_The task_
Only the lines from the beginning of the entries through the one with "import plotly.graph_objs as go" should be written out, please, exactly and without any pictures.

===== Data records

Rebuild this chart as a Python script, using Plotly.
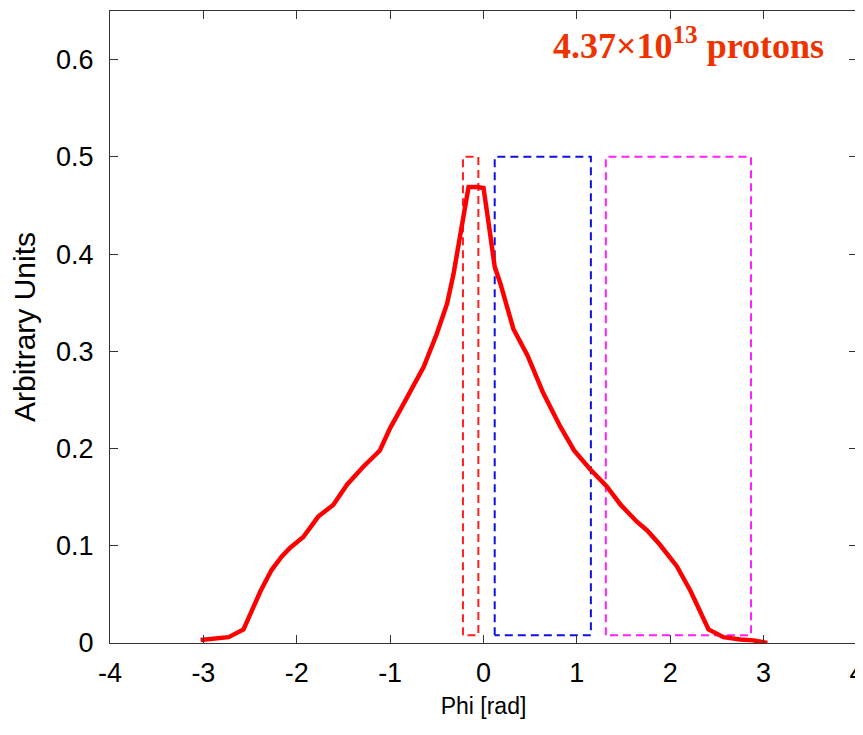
import plotly.graph_objs as go

# azimuthal distribution
phi = [-3.03, -2.89, -2.73, -2.57, -2.48, -2.39, -2.27, -2.16, -2.07, -1.93, -1.77, -1.61,
       -1.46, -1.29, -1.11, -1.0, -0.89, -0.64, -0.50, -0.39, -0.32, -0.27, -0.21, -0.16,
       -0.07, 0.0, 0.05, 0.12, 0.18, 0.25, 0.32, 0.47, 0.64, 0.82, 0.97, 1.14, 1.32, 1.47,
       1.64, 1.75, 1.89, 2.07, 2.22, 2.41, 2.57, 2.75, 2.89, 3.04]
arb_units = [0.003, 0.004, 0.006, 0.014, 0.034, 0.053, 0.075, 0.089, 0.098, 0.109, 0.130, 0.142,
             0.163, 0.181, 0.198, 0.221, 0.240, 0.284, 0.318, 0.349, 0.380, 0.410, 0.445, 0.469,
             0.469, 0.468, 0.435, 0.387, 0.370, 0.346, 0.323, 0.296, 0.257, 0.223, 0.198, 0.179,
             0.161, 0.142, 0.125, 0.116, 0.101, 0.079, 0.053, 0.014, 0.006, 0.0035, 0.0027, 0.0]

# dashed selection windows
box_left = [-0.22, 0.12, 1.31]
box_right = [-0.055, 1.15, 2.865]
box_bottom = [0.008, 0.008, 0.008]
box_top = [0.5, 0.5, 0.5]
box_colors = ['#ff2020', '#1010e0', '#ff20ff']

x_ticks = [-4, -3, -2, -1, 0, 1, 2, 3, 4]
x_tick_text = ['-4', '-3', '-2', '-1', '0', '1', '2', '3', '4']
y_ticks = [0, 0.1, 0.2, 0.3, 0.4, 0.5, 0.6]
y_tick_text = ['0', '0.1', '0.2', '0.3', '0.4', '0.5', '0.6']

label = '4.37×10<sup>13</sup> protons'

data = []
for l, r, b, t, c in zip(box_left, box_right, box_bottom, box_top, box_colors):
    data.append(go.Scatter(x=[l, l, r, r, l], y=[b, t, t, b, b], mode='lines',
                           line=dict(color=c, width=2, dash='8px,5px')))
data.append(go.Scatter(x=phi, y=arb_units, mode='lines',
                       line=dict(color='#ff0000', width=4.5)))

axis = dict(showgrid=False, zeroline=False, showline=True, linecolor='#333333', linewidth=1,
            mirror='allticks', ticks='inside', ticklen=8, tickcolor='#333333', automargin=False,
            tickfont=dict(family='Liberation Sans', size=27, color='black'))

# page body adds ~8px offset, so margins are trimmed to keep the plot box in place
layout = dict(
    width=863, height=735,
    margin=dict(l=102, r=14, t=3, b=100),
    paper_bgcolor='white', plot_bgcolor='white',
    showlegend=False,
    xaxis=dict(axis, range=[-4, 4], tickvals=x_ticks, ticktext=x_tick_text, ticklabelstandoff=6,
               title=dict(text='Phi [rad]', font=dict(family='Liberation Sans', size=23, color='black'),
                          standoff=10)),
    yaxis=dict(axis, range=[0, 0.65], tickvals=y_ticks, ticktext=y_tick_text, ticklabelstandoff=10,
               title=dict(text='Arbitrary Units', font=dict(family='Liberation Sans', size=30, color='black'),
                          standoff=16)),
    annotations=[dict(x=2.2, y=0.617, xref='x', yref='y', text='<b>' + label + '</b>',
                      showarrow=False, font=dict(family='Liberation Serif', size=36, color='#ee3300'))],
)

fig = go.Figure(data=data, layout=layout)
fig.write_html("out.html")
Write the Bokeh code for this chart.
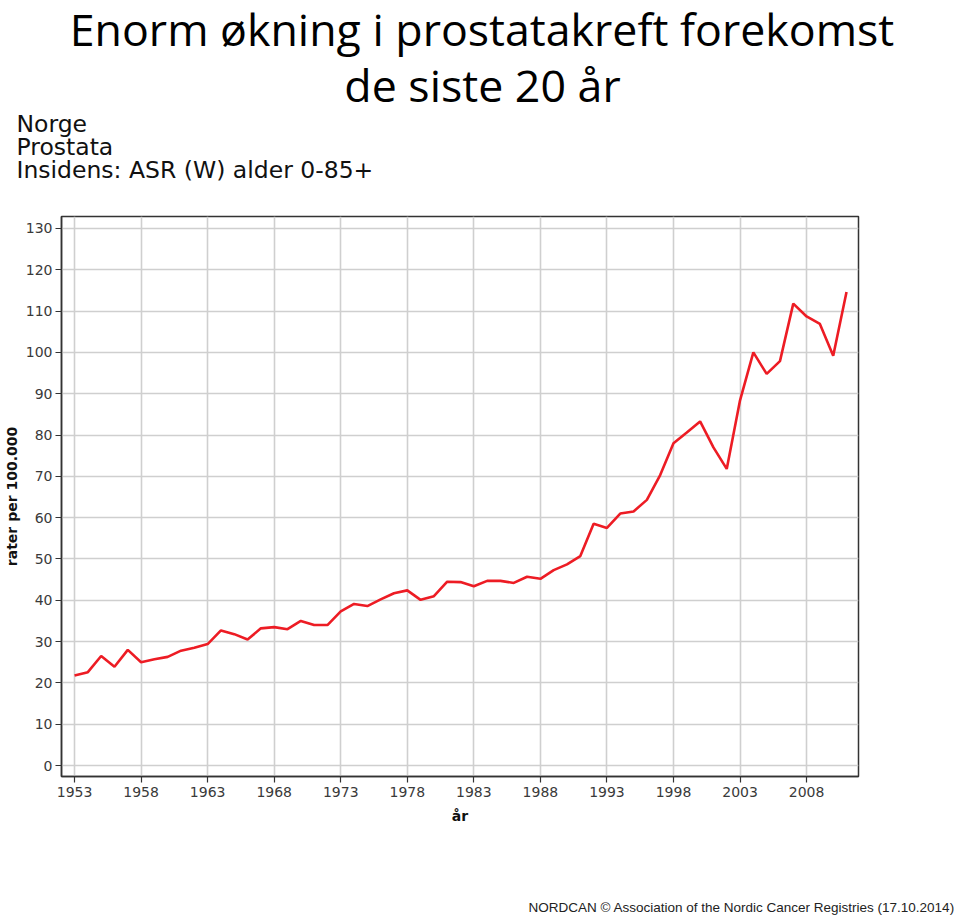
from bokeh.plotting import figure
from bokeh.models import Label, FixedTicker, Range1d
from bokeh.layouts import column
from bokeh.embed import file_html
from bokeh.resources import INLINE

years = list(range(1953, 2012))
rates = [21.8, 22.6, 26.5, 23.9, 28.0, 25.0, 25.7, 26.3, 27.8, 28.5,
         29.4, 32.7, 31.8, 30.5, 33.2, 33.5, 33.0, 35.0, 34.0, 34.0,
         37.3, 39.1, 38.6, 40.2, 41.7, 42.4, 40.1, 41.0, 44.5, 44.4,
         43.4, 44.7, 44.7, 44.2, 45.7, 45.2, 47.3, 48.7, 50.7, 58.5,
         57.5, 61.0, 61.5, 64.3, 70.3, 78.0, 80.6, 83.3, 77.0, 71.8,
         88.4, 100.0, 94.8, 97.9, 111.8, 108.7, 106.9, 99.2, 114.6]
x_ticks = [1953, 1958, 1963, 1968, 1973, 1978, 1983, 1988, 1993, 1998, 2003, 2008]
y_ticks = [0, 10, 20, 30, 40, 50, 60, 70, 80, 90, 100, 110, 120, 130]

title_lines = ["Enorm økning i prostatakreft forekomst", "de siste 20 år"]
subtitle_lines = ["Norge", "Prostata", "Insidens: ASR (W) alder 0-85+"]
x_label = "år"
y_label = "rater per 100.000"
footer = "NORDCAN © Association of the Nordic Cancer Registries (17.10.2014)"

W = 960
TOP_H = 206      # header strip
CHART_H = 690    # chart strip (frame from 216 to 776 on the page)
FOOT_H = 25      # footer strip
FL, FR = 61, 858


def text_strip(height):
    s = figure(width=W, height=height, output_backend="svg", toolbar_location=None,
               x_axis_location=None, y_axis_location=None, min_border=0,
               x_range=Range1d(0, 1), y_range=Range1d(0, 1), frame_align=False)
    s.outline_line_color = None
    s.grid.visible = False
    s.background_fill_color = "white"
    s.border_fill_color = "white"
    return s


def put(strip, height, text, cx, cy, font, size, align="left", color="black",
        style="normal"):
    strip.add_layout(Label(x=cx, y=height - cy, x_units="screen", y_units="screen",
                           text=text, text_font=font, text_font_size=size,
                           text_align=align, text_baseline="alphabetic",
                           text_color=color, text_font_style=style))


# ---- header -------------------------------------------------------------
head = text_strip(TOP_H)
put(head, TOP_H, title_lines[0], 481.5, 28, "Open Sans", "44.7px", align="center")
put(head, TOP_H, title_lines[1], 482, 84, "Open Sans", "44.7px", align="center")
for i, t in enumerate(subtitle_lines):
    put(head, TOP_H, t, 16, 123 + i * 23, "DejaVu Sans", "23.5px", color="#111111")

# ---- chart --------------------------------------------------------------
p = figure(width=W, height=CHART_H, output_backend="svg", toolbar_location=None,
           x_range=Range1d(1952.02, 2011.9), y_range=Range1d(-2.66, 132.9),
           min_border_left=FL, min_border_right=W - FR,
           min_border_top=10, min_border_bottom=120, frame_align=False)
p.background_fill_color = "white"
p.border_fill_color = "white"
p.outline_line_color = "#333333"
p.outline_line_width = 1.5

p.line(years, rates, line_color="#ed1c24", line_width=2.6)

for ax in (p.xaxis[0], p.yaxis[0]):
    ax.axis_line_color = "#333333"
    ax.axis_line_width = 1.5
    ax.major_tick_line_color = "#333333"
    ax.major_tick_line_width = 1.2
    ax.major_tick_out = 6
    ax.major_tick_in = 0
    ax.minor_tick_line_color = None
    ax.major_label_text_font = "DejaVu Sans"
    ax.major_label_text_font_size = "14px"
    ax.major_label_text_color = "#3a3a3a"
    ax.axis_label_text_font = "DejaVu Sans"
    ax.axis_label_text_font_size = "14px"
    ax.axis_label_text_font_style = "bold"
    ax.axis_label_text_color = "#111111"

p.xaxis.ticker = FixedTicker(ticks=x_ticks)
p.yaxis.ticker = FixedTicker(ticks=y_ticks)
p.xaxis.major_label_standoff = 4
p.yaxis.major_label_standoff = 3
p.xaxis.axis_label = x_label
p.yaxis.axis_label = y_label
p.xaxis.axis_label_standoff = 8
p.yaxis.axis_label_standoff = 3

p.xgrid.ticker = FixedTicker(ticks=x_ticks)
p.ygrid.ticker = FixedTicker(ticks=y_ticks)
for g in (p.xgrid[0], p.ygrid[0]):
    g.grid_line_color = "#cfcfcf"
    g.grid_line_width = 1.6

# ---- footer -------------------------------------------------------------
foot = text_strip(FOOT_H)
put(foot, FOOT_H, footer, 528, 11, "Liberation Sans", "13.5px", color="#222222")

layout = column(head, p, foot, spacing=0)
open("out.html", "w").write(file_html(layout, INLINE))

==========

_Answer to the exercise_
Rebuild this chart as a Python script, using Plotly.
import plotly.graph_objs as go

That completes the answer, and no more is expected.